The method is based on the comments by @noslenkwah and @skrubber.
If you need most common row for each name as described
df = pd.DataFrame({'Name': ['John', 'John', 'John', 'John', 'John', 'Sam', 'Sam', 'Sam', 'Sam'] , 'A': [1, 1, 1, 2, 2, 3, 3, 3, 3] ,
'B': [1, 1, 2, 2, 2, 3, 4, 3, 3] , 'C': [2, 1, 1, 1, 1, 3, 3, 3, 3]})
df_count = df.groupby(["A", "B", "C"])['Name'].value_counts().reset_index(name="Count")
l = list()
for name in set(df_count.Name):
freq = df_count[df_count.Name == name].Count.max()

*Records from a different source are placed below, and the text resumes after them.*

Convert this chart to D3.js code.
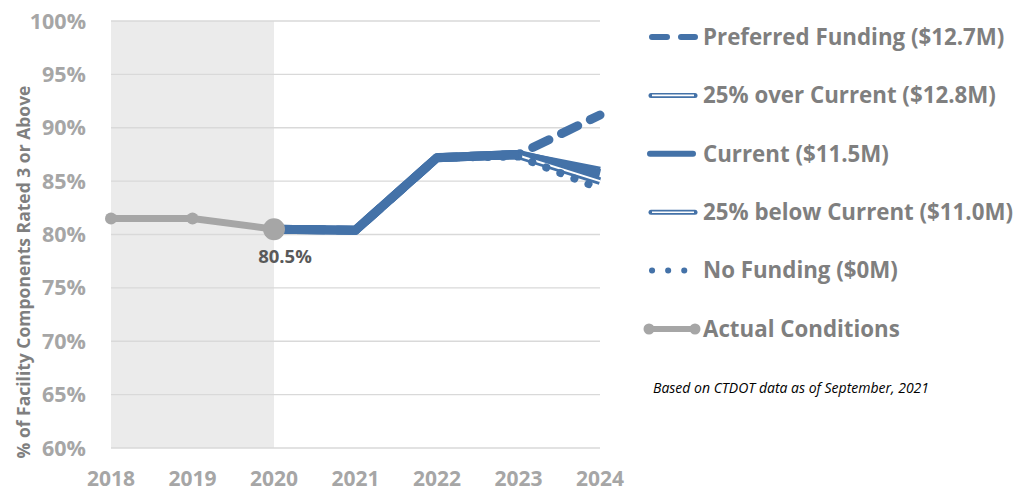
<!DOCTYPE html>
<html>
<head>
<meta charset="utf-8">
<script src="https://cdn.jsdelivr.net/npm/d3@7"></script>
<style>
  body { margin: 0; background: #fff; }
  svg text { font-family: "Open Sans", Lato, sans-serif; }
</style>
</head>
<body>
<svg id="chart" width="1019" height="493"></svg>
<script>
// data
const years = [2018, 2019, 2020, 2021, 2022, 2023, 2024];
const yTicks = [0.60, 0.65, 0.70, 0.75, 0.80, 0.85, 0.90, 0.95, 1.00];

const actualYears = [2018, 2019, 2020];
const actualValues = [0.815, 0.815, 0.805];

const projYears = [2020, 2021, 2022, 2023, 2024];
const preferredValues = [0.805, 0.804, 0.872, 0.875, 0.912];
const overCurrentValues = [0.805, 0.804, 0.872, 0.875, 0.860];
const currentValues = [0.805, 0.804, 0.872, 0.875, 0.857];
const belowCurrentValues = [0.805, 0.804, 0.872, 0.874, 0.850];
const noFundingValues = [0.805, 0.804, 0.872, 0.873, 0.843];

const legendLabels = [
  "Preferred Funding ($12.7M)",
  "25% over Current ($12.8M)",
  "Current ($11.5M)",
  "25% below Current ($11.0M)",
  "No Funding ($0M)",
  "Actual Conditions"
];

const blue = "#4472a8";
const grey = "#a6a6a6";

const svg = d3.select("#chart");
const x = d3.scaleLinear().domain([2018, 2024]).range([111, 600]);
const y = d3.scaleLinear().domain([0.60, 1.00]).range([448, 21]);

// shaded "actual" area
svg.append("rect")
  .attr("x", x(2018)).attr("y", y(1))
  .attr("width", x(2020) - x(2018)).attr("height", y(0.6) - y(1))
  .attr("fill", "#ebebeb");

// gridlines
svg.append("g").selectAll("line")
  .data(yTicks)
  .join("line")
    .attr("x1", x(2018)).attr("x2", x(2024))
    .attr("y1", d => y(d)).attr("y2", d => y(d))
    .attr("stroke", "#d9d9d9").attr("stroke-width", 1.3);

// y tick labels
svg.append("g").selectAll("text")
  .data(yTicks)
  .join("text")
    .attr("x", 86).attr("y", d => y(d))
    .attr("dy", "0.35em")
    .attr("text-anchor", "end")
    .attr("font-size", 21.5).attr("font-weight", "bold")
    .attr("fill", grey)
    .text(d3.format(".0%"));

// x tick labels
svg.append("g").selectAll("text")
  .data(years)
  .join("text")
    .attr("x", d => x(d)).attr("y", 479)
    .attr("dy", "0.35em")
    .attr("text-anchor", "middle")
    .attr("font-size", 21).attr("font-weight", "bold")
    .attr("fill", grey)
    .text(d => d);

// axis title
svg.append("text")
  .attr("transform", "translate(24,272) rotate(-90)")
  .attr("text-anchor", "middle")
  .attr("dy", "0.35em")
  .attr("font-size", 17.5).attr("font-weight", "bold")
  .attr("fill", "#7f7f7f")
  .text("% of Facility Components Rated 3 or Above");

const line = d3.line().x(d => x(d[0])).y(d => y(d[1]));
const zip = (xs, vs) => xs.map((v, i) => [v, vs[i]]);

const plot = svg.append("g");

function doubleLine(vals) {
  plot.append("path").attr("d", line(zip(projYears, vals)))
    .attr("fill", "none").attr("stroke", blue).attr("stroke-width", 7.5)
    .attr("stroke-linejoin", "round");
  plot.append("path").attr("d", line(zip(projYears, vals)))
    .attr("fill", "none").attr("stroke", "#fff").attr("stroke-width", 2)
    .attr("stroke-linejoin", "round");
}

// preferred (dashed)
plot.append("path").attr("d", line(zip(projYears, preferredValues)))
  .attr("fill", "none").attr("stroke", blue).attr("stroke-width", 9)
  .attr("stroke-dasharray", "18,14").attr("stroke-linecap", "round");
doubleLine(overCurrentValues);
plot.append("path").attr("d", line(zip(projYears, currentValues)))
  .attr("fill", "none").attr("stroke", blue).attr("stroke-width", 9)
  .attr("stroke-linejoin", "round");
doubleLine(belowCurrentValues);
plot.append("path").attr("d", line(zip(projYears, noFundingValues)))
  .attr("fill", "none").attr("stroke", blue).attr("stroke-width", 8)
  .attr("stroke-dasharray", "0.1,15").attr("stroke-linecap", "round");
// solid cover for the shared stretch
plot.append("path").attr("d", line(zip(projYears.slice(0, 4), currentValues.slice(0, 4))))
  .attr("fill", "none").attr("stroke", blue).attr("stroke-width", 9)
  .attr("stroke-linejoin", "round");

// actual conditions
const actual = zip(actualYears, actualValues);
plot.append("path").attr("d", line(actual))
  .attr("fill", "none").attr("stroke", grey).attr("stroke-width", 7);
plot.selectAll("circle.act")
  .data(actual)
  .join("circle")
    .attr("class", "act")
    .attr("cx", d => x(d[0])).attr("cy", d => y(d[1]))
    .attr("r", (d, i) => i === actual.length - 1 ? 11 : 6)
    .attr("fill", grey);

svg.append("text")
  .attr("x", x(2020) + 11).attr("y", 257)
  .attr("dy", "0.35em")
  .attr("text-anchor", "middle")
  .attr("font-size", 18.5).attr("font-weight", "bold")
  .attr("fill", "#595959")
  .text("80.5%");

// legend
const lx1 = 649, lx2 = 695;
const legend = svg.append("g");
legendLabels.forEach((lab, i) => {
  const ly = 37 + i * 58.4;
  const g = legend.append("g");
  if (i === 0) {
    g.append("line").attr("x1", lx1 + 3).attr("x2", lx2).attr("y1", ly).attr("y2", ly)
      .attr("stroke", blue).attr("stroke-width", 6).attr("stroke-linecap", "round")
      .attr("stroke-dasharray", "15,14");
  } else if (i === 1 || i === 3) {
    g.append("line").attr("x1", lx1 + 2).attr("x2", lx2).attr("y1", ly).attr("y2", ly)
      .attr("stroke", blue).attr("stroke-width", 5).attr("stroke-linecap", "round");
    g.append("line").attr("x1", lx1 + 3).attr("x2", lx2 - 1).attr("y1", ly).attr("y2", ly)
      .attr("stroke", "#fff").attr("stroke-width", 1.6);
  } else if (i === 2) {
    g.append("line").attr("x1", lx1 + 1).attr("x2", lx2 - 2).attr("y1", ly).attr("y2", ly)
      .attr("stroke", blue).attr("stroke-width", 6).attr("stroke-linecap", "round");
  } else if (i === 4) {
    g.append("line").attr("x1", lx1 + 3).attr("x2", lx2).attr("y1", ly).attr("y2", ly)
      .attr("stroke", blue).attr("stroke-width", 6).attr("stroke-linecap", "round")
      .attr("stroke-dasharray", "0.1,16");
  } else {
    g.append("line").attr("x1", lx1).attr("x2", lx2).attr("y1", ly).attr("y2", ly)
      .attr("stroke", grey).attr("stroke-width", 6);
    g.selectAll("circle").data([lx1, lx2]).join("circle")
      .attr("cx", d => d).attr("cy", ly).attr("r", 5.5).attr("fill", grey);
  }
  g.append("text")
    .attr("x", 703).attr("y", ly)
    .attr("dy", "0.35em")
    .attr("font-size", 22.3).attr("font-weight", "bold")
    .attr("fill", "#7f7f7f")
    .text(lab);
});

svg.append("text")
  .attr("x", 653).attr("y", 388)
  .attr("dy", "0.35em")
  .attr("font-size", 14).attr("font-style", "italic")
  .attr("fill", "#000")
  .text("Based on CTDOT data as of September, 2021");
</script>
</body>
</html>
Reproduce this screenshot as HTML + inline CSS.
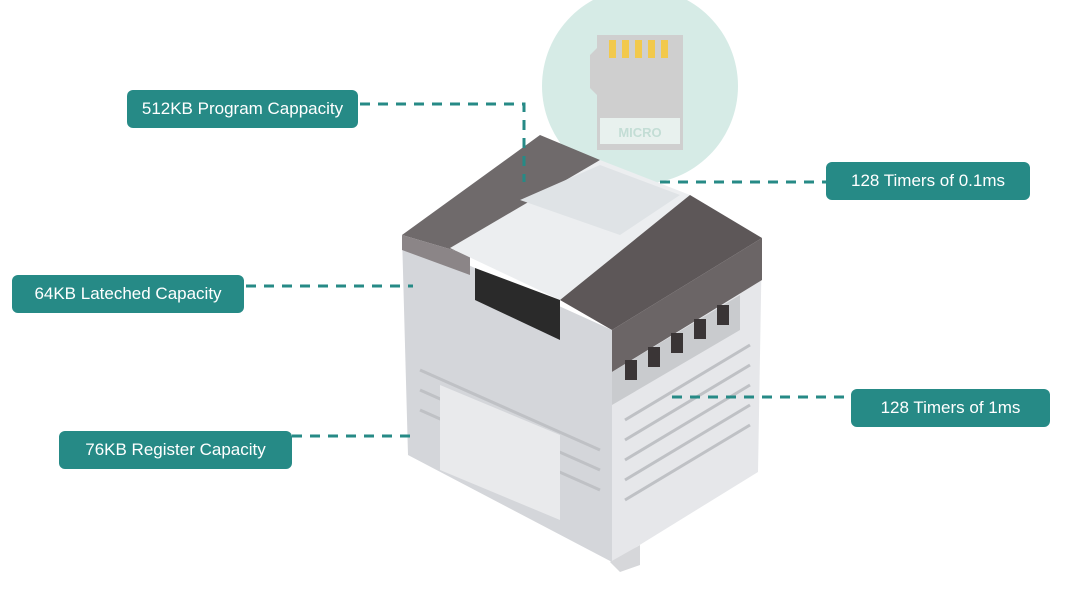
<!DOCTYPE html>
<html><head><meta charset="utf-8"><style>
body{margin:0;width:1080px;height:601px;background:#fff;overflow:hidden;position:relative;font-family:"Liberation Sans",sans-serif}
.lb{position:absolute;background:#268a86;color:#fff;border-radius:6px;font-size:17px;display:flex;align-items:center;justify-content:center;box-sizing:border-box}
svg{position:absolute;left:0;top:0}
</style></head><body>
<svg width="1080" height="601" viewBox="0 0 1080 601">
<circle cx="640" cy="86" r="98" fill="#d6ebe6"/>
<path d="M597 35 H683 V150 H597 V95 L590 88 V55 L597 48Z" fill="#cfcfcf"/>
<g fill="#f2c94c"><rect x="609" y="40" width="7" height="18"/><rect x="622" y="40" width="7" height="18"/><rect x="635" y="40" width="7" height="18"/><rect x="648" y="40" width="7" height="18"/><rect x="661" y="40" width="7" height="18"/></g>
<rect x="600" y="118" width="80" height="26" fill="#e8f1ee"/>
<text x="640" y="137" font-size="13" font-weight="bold" fill="#c3ddd5" text-anchor="middle" font-family="Liberation Sans">MICRO</text>
<!-- device -->
<polygon points="402,235 612,330 612,562 408,455" fill="#d4d6da"/>
<polygon points="612,330 762,238 758,472 612,562" fill="#e6e7ea"/>
<polygon points="402,235 540,135 600,160 470,255" fill="#6f6a6b"/>
<polygon points="402,235 470,255 470,275 402,250" fill="#8b8587"/>
<polygon points="450,248 600,160 690,195 560,300" fill="#eceef0"/>
<polygon points="520,200 600,165 680,195 620,235" fill="#dfe3e6"/>
<polygon points="560,300 690,195 762,238 612,330" fill="#5d5758"/>
<polygon points="612,330 762,238 762,280 612,372" fill="#6b6566"/>
<polygon points="475,268 560,300 560,340 475,300" fill="#2a2a2a"/>
<g stroke="#bfc1c5" stroke-width="3">
<line x1="420" y1="370" x2="600" y2="450"/><line x1="420" y1="390" x2="600" y2="470"/><line x1="420" y1="410" x2="600" y2="490"/>
<line x1="625" y1="420" x2="750" y2="345"/><line x1="625" y1="440" x2="750" y2="365"/><line x1="625" y1="460" x2="750" y2="385"/><line x1="625" y1="480" x2="750" y2="405"/><line x1="625" y1="500" x2="750" y2="425"/>
</g>
<polygon points="440,385 560,435 560,520 440,470" fill="#e9eaec"/>
<polygon points="612,372 740,295 740,330 612,405" fill="#c9cbce"/>
<g fill="#3a3536"><rect x="625" y="360" width="12" height="20"/><rect x="648" y="347" width="12" height="20"/><rect x="671" y="333" width="12" height="20"/><rect x="694" y="319" width="12" height="20"/><rect x="717" y="305" width="12" height="20"/></g>
<polygon points="610,562 640,545 640,565 620,572" fill="#d6d7da"/>
<g stroke="#268a86" stroke-width="3" stroke-dasharray="10,8" fill="none">
<polyline points="360,104 524,104 524,182"/>
<line x1="660" y1="182" x2="826" y2="182"/>
<line x1="246" y1="286" x2="413" y2="286"/>
<line x1="672" y1="397" x2="851" y2="397"/>
<line x1="292" y1="436" x2="413" y2="436"/>
</g>
</svg>
<div class="lb" style="left:127px;top:90px;width:231px;height:38px">512KB Program Cappacity</div>
<div class="lb" style="left:826px;top:162px;width:204px;height:38px">128 Timers of 0.1ms</div>
<div class="lb" style="left:12px;top:275px;width:232px;height:38px">64KB Lateched Capacity</div>
<div class="lb" style="left:851px;top:389px;width:199px;height:38px">128 Timers of 1ms</div>
<div class="lb" style="left:59px;top:431px;width:233px;height:38px">76KB Register Capacity</div>
</body></html>
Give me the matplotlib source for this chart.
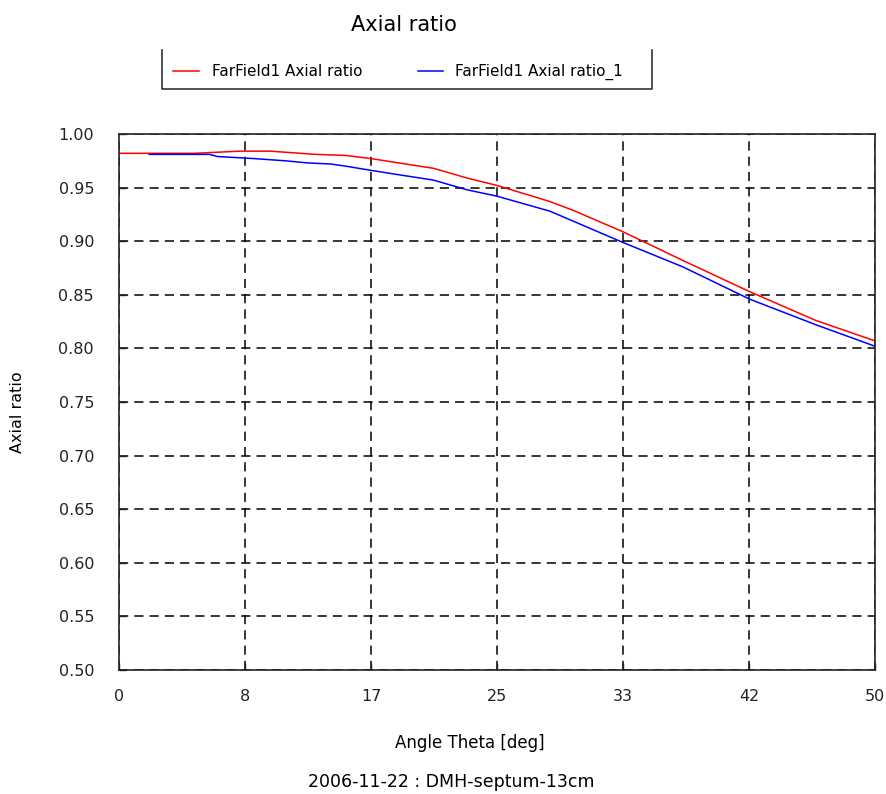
import matplotlib
matplotlib.use("Agg")
import matplotlib.pyplot as plt
from matplotlib.lines import Line2D

# values
theta_red = [0, 5, 8, 10, 13, 15, 16.7, 18.5, 20.8, 23, 25, 28.5, 30, 33.3, 37.3, 41.7, 46.1, 50]
ar_red = [0.982, 0.982, 0.984, 0.984, 0.981, 0.980, 0.977, 0.973, 0.968, 0.959, 0.952,
          0.937, 0.929, 0.909, 0.882, 0.853, 0.826, 0.807]
theta_blue = [2, 6, 6.5, 9, 11, 12.5, 14, 15, 16.7, 18.5, 20.8, 23, 25, 28.5, 33.3, 37.3, 41.7, 46.1, 50]
ar_blue = [0.981, 0.981, 0.979, 0.977, 0.975, 0.973, 0.972, 0.970, 0.966, 0.962, 0.957,
           0.948, 0.942, 0.928, 0.899, 0.876, 0.846, 0.822, 0.802]
x_ticks = [0, 50 / 6, 100 / 6, 25, 200 / 6, 250 / 6, 50]
x_labels = ["0", "8", "17", "25", "33", "42", "50"]
y_ticks = [0.50, 0.55, 0.60, 0.65, 0.70, 0.75, 0.80, 0.85, 0.90, 0.95, 1.00]

plt.rcParams["font.family"] = "DejaVu Sans"

fig = plt.figure(figsize=(8.87, 7.94), dpi=100)
ax = fig.add_axes([119 / 887, 124 / 794, 756 / 887, 536 / 794])

ax.plot(theta_red, ar_red, color="#ff0000", lw=1.1)
ax.plot(theta_blue, ar_blue, color="#0000ff", lw=1.1)

ax.set_xlim(0, 50)
ax.set_ylim(0.5, 1.0)
ax.set_xticks(x_ticks)
ax.set_xticklabels(x_labels)
ax.set_yticks(y_ticks)
ax.set_yticklabels(["%.2f" % v for v in y_ticks])
ax.tick_params(direction="in", length=5, width=1, labelsize=11.5, colors="#222222")
ax.tick_params(axis="x", pad=14)
ax.tick_params(axis="y", pad=18)
ax.grid(True, color="black", linestyle=(0, (6, 4)), linewidth=1.1)
for s in ax.spines.values():
    s.set_linewidth(1.2)
    s.set_color("#222222")

fig.text(404 / 887, 1 - 25 / 794, "Axial ratio", ha="center", va="center", fontsize=15)
fig.text(470 / 887, 1 - 743 / 794, "Angle Theta [deg]", ha="center", va="center", fontsize=12)
fig.text(451 / 887, 1 - 782 / 794, "2006-11-22 : DMH-septum-13cm", ha="center", va="center", fontsize=12.5)
fig.text(18 / 887, 1 - 412 / 794, "Axial ratio", ha="center", va="center", rotation=90, fontsize=11.5)

# legend box (open on top like the reference)
W, H = 887, 794
fx = lambda px: px / W
fy = lambda py: 1 - py / H
fig.lines.append(Line2D([fx(162), fx(162), fx(652), fx(652)],
                        [fy(50), fy(89), fy(89), fy(50)],
                        transform=fig.transFigure, color="#333333", lw=1.2))
fig.lines.append(Line2D([fx(173), fx(199)], [fy(71), fy(71)],
                        transform=fig.transFigure, color="#ff0000", lw=1.1))
fig.lines.append(Line2D([fx(418), fx(443)], [fy(71), fy(71)],
                        transform=fig.transFigure, color="#0000ff", lw=1.1))
fig.text(fx(212), fy(72), "FarField1 Axial ratio", ha="left", va="center", fontsize=11)
fig.text(fx(455), fy(72), "FarField1 Axial ratio_1", ha="left", va="center", fontsize=11)

fig.savefig("out.png", dpi=100)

l.append(df_count[(df_count.Name == name) & (df_count.Count == freq)].values.tolist()[0])
print(l)
[[3, 3, 3, 'Sam', 3], [2, 2, 1, 'John', 2]]
First the method group df
by ["A", "B", "C"]
. Then loop over names, and first calculate the most common rows' frequency within this name. Then filter out groups that have different frequncy and with different names in the query df_count[(df_count.Name == name) & (df_count.Count == freq)]
.
A more general problem: finding rows with highest frequency regardless names, you can try
df_count = df.groupby(["A", "B", "C"])['Name'].value_counts().reset_index(name="Count")
max_freq = df_count["Count"].max()
df_count[df_count["Count"] == max_freq]
A B C Name Count
3 2 2 1 John 2
4 3 3 3 Sam 2
Reference
Pandas: Selecting rows based on value counts of a particular column
Selecting with complex criteria from pandas.DataFrame